By Amanda Bowra
Christmas Eve, 1854. At just 32 years old, runaway slave Harriet Tubman braved capture, torture, and death to return to her home in Maryland to rescue three of her brothers, Ben, Henry, and Robert from slavery. The brothers had attempted to escape with Harriet in the past, but unable to bear leaving their wives and children, they turned back to face their punishment. Now five years later, Harriet got news that the brothers were to be sold to new owners immediately after the holidays. They would be torn from their families- separated forever and still slaves. Harriet sent an encoded message via agents of the underground railroad that read, “tell my brothers to be always watching unto prayer and when the good old ship of Zion comes along, to be ready to step on board”. Upon receiving this message, the brothers planned their escape once again.
In the mid-19th century, Christmas was the best time of year for slaves to escape. It was the only time of year they were given an extended break and many were given passes to visit family members living at nearby plantations. This pass gave slaves the unusual permission to be on the roads alone. It was with these passes that Harriet’s brothers and some family members were able to leave the plantation Christmas Eve day. They left under the guise of visiting their mother, except they never showed up. Instead, they met with Harriet and hid in a corn house for several hours, waiting until nightfall to begin their dangerous journey. They traveled more than 100 miles over the course of many days until on December 29th, 1854, they arrived to freedom at William Still’s Anti-slavery Office in Philadelphia.

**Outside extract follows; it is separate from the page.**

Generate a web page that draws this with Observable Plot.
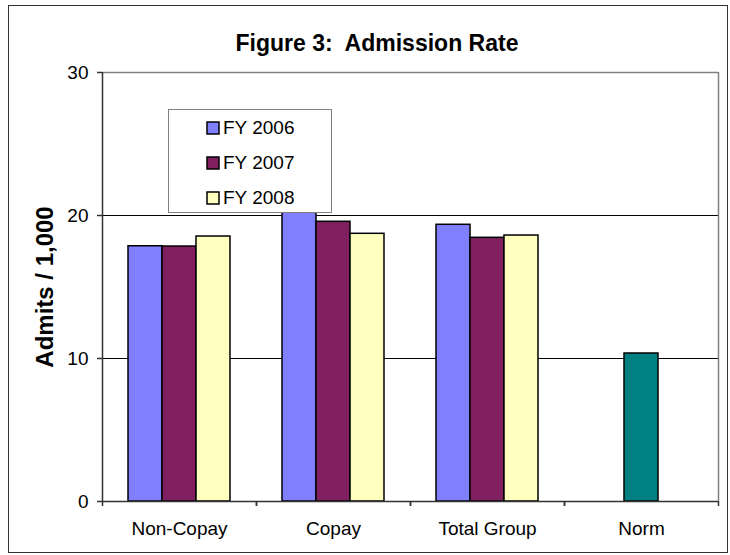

In her lifetime, Harriet rescued 70 family members and friends over the course of 13 different trips. Her belief in the Founding Father’s words of liberty and freedom, her everlasting faith in God, and her undying love for family pushed Harriet to risk her life time and time again. Though she was never taught to read or write, Harriet went on to become a nurse and even became a spy for the north during the Civil War. She was born a slave but died a symbol of courage and freedom. She was named “the Moses of her people”, and it was she who once said:
“Every great dream begins with a dreamer. Always remember, you have within you the strength, the patience, and the passion to reach for the stars to change the world.”